Exercise description
Copy out the whole listing exactly as written, leaving the pictures behind.

Data shown

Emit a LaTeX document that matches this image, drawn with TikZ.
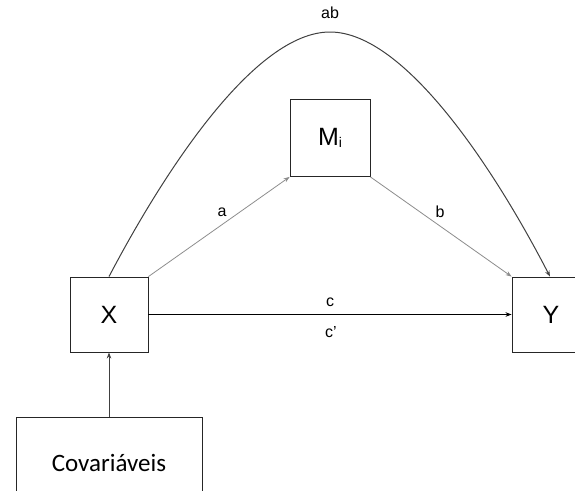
\documentclass[tikz,border=0pt]{standalone}
\usepackage{fontspec}
\setmainfont{Liberation Sans}
\newfontfamily\calib{Carlito}
\usetikzlibrary{arrows.meta}
\definecolor{lgray}{HTML}{8C8C8C}
\definecolor{dgray}{HTML}{404040}
\begin{document}
\begin{tikzpicture}[x=1pt,y=-1pt,
  box/.style={draw=black!85,line width=0.9pt,rectangle,inner sep=0pt},
  lbl/.style={font=\fontsize{16}{16}\selectfont},
  arr/.style={-{Stealth[length=6pt,width=4.5pt]},line width=0.8pt}]
\clip (0,0) rectangle (575,490);
\useasboundingbox (0,0) rectangle (575,490);
\node[box,minimum width=80pt,minimum height=77pt,font=\fontsize{25}{25}\selectfont] (m) at (330,138) {M\raisebox{-0.05em}{\fontsize{14}{14}\selectfont i}};
\node[box,minimum width=78pt,minimum height=75pt,font=\fontsize{25}{25}\selectfont] (x) at (109,314.5) {X};
\node[box,minimum width=78pt,minimum height=75pt,font=\fontsize{25}{25}\selectfont] (y) at (551,314.5) {Y};
\node[box,minimum width=186pt,minimum height=92pt,font=\calib\fontsize{25}{25}\selectfont] (cov) at (109,463) {Covariáveis};
\coordinate (top) at (330,32);
\draw[arr,draw=lgray] (x.north east) -- (m.south west);
\draw[arr,draw=lgray] (m.south east) -- (y.north west);
\draw[arr,draw=black] (x.east) -- (y.west);
\draw[arr,draw=dgray] (cov.north) -- (x.south);
\draw[arr,draw=dgray,line width=1pt] (x.north) .. controls (165,170) and (255,32) .. (top)
  .. controls (405,32) and (495,170) .. ([xshift=-1pt]y.north);
\node[lbl] (lab) at (330,13) {ab};
\node[lbl] (la) at (222,212) {a};
\node[lbl] (lb) at (440,212) {b};
\node[lbl] (lc) at (330,302) {c};
\node[lbl] (lcp) at (331,332) {c’};
\end{tikzpicture}
\end{document}
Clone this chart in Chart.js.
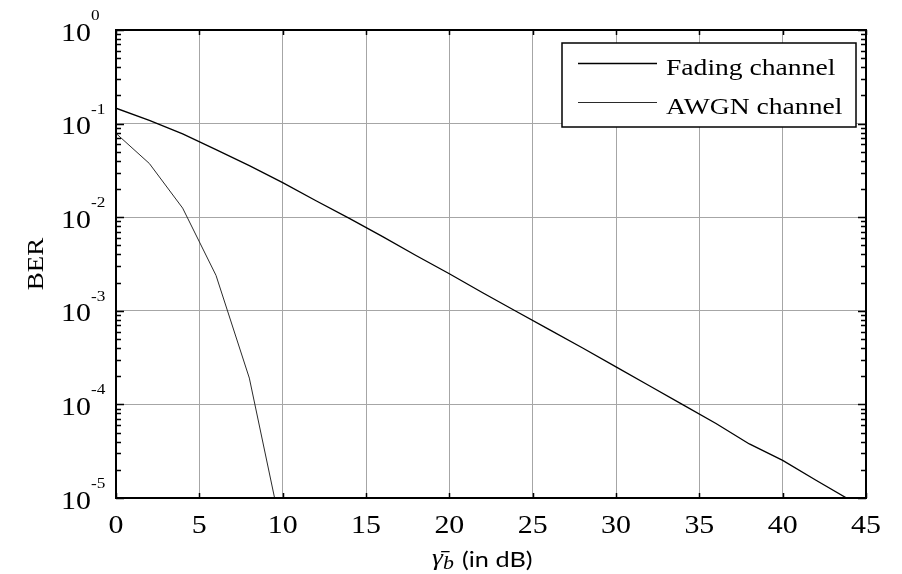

Written reply
Emit a LaTeX document that matches this image, drawn with TikZ.
\documentclass[tikz,border=0pt]{standalone}
\usepackage{fontspec}
\setmainfont{Liberation Sans}
\newfontfamily\calib{Carlito}
\usetikzlibrary{arrows.meta}
\definecolor{lgray}{HTML}{8C8C8C}
\definecolor{dgray}{HTML}{404040}
\begin{document}
\begin{tikzpicture}[x=1pt,y=-1pt,
  box/.style={draw=black!85,line width=0.9pt,rectangle,inner sep=0pt},
  lbl/.style={font=\fontsize{16}{16}\selectfont},
  arr/.style={-{Stealth[length=6pt,width=4.5pt]},line width=0.8pt}]
\clip (0,0) rectangle (575,490);
\useasboundingbox (0,0) rectangle (575,490);
\node[box,minimum width=80pt,minimum height=77pt,font=\fontsize{25}{25}\selectfont] (m) at (330,138) {M\raisebox{-0.05em}{\fontsize{14}{14}\selectfont i}};
\node[box,minimum width=78pt,minimum height=75pt,font=\fontsize{25}{25}\selectfont] (x) at (109,314.5) {X};
\node[box,minimum width=78pt,minimum height=75pt,font=\fontsize{25}{25}\selectfont] (y) at (551,314.5) {Y};
\node[box,minimum width=186pt,minimum height=92pt,font=\calib\fontsize{25}{25}\selectfont] (cov) at (109,463) {Covariáveis};
\coordinate (top) at (330,32);
\draw[arr,draw=lgray] (x.north east) -- (m.south west);
\draw[arr,draw=lgray] (m.south east) -- (y.north west);
\draw[arr,draw=black] (x.east) -- (y.west);
\draw[arr,draw=dgray] (cov.north) -- (x.south);
\draw[arr,draw=dgray,line width=1pt] (x.north) .. controls (165,170) and (255,32) .. (top)
  .. controls (405,32) and (495,170) .. ([xshift=-1pt]y.north);
\node[lbl] (lab) at (330,13) {ab};
\node[lbl] (la) at (222,212) {a};
\node[lbl] (lb) at (440,212) {b};
\node[lbl] (lc) at (330,302) {c};
\node[lbl] (lcp) at (331,332) {c’};
\end{tikzpicture}
\end{document}
Clone this chart in Chart.js.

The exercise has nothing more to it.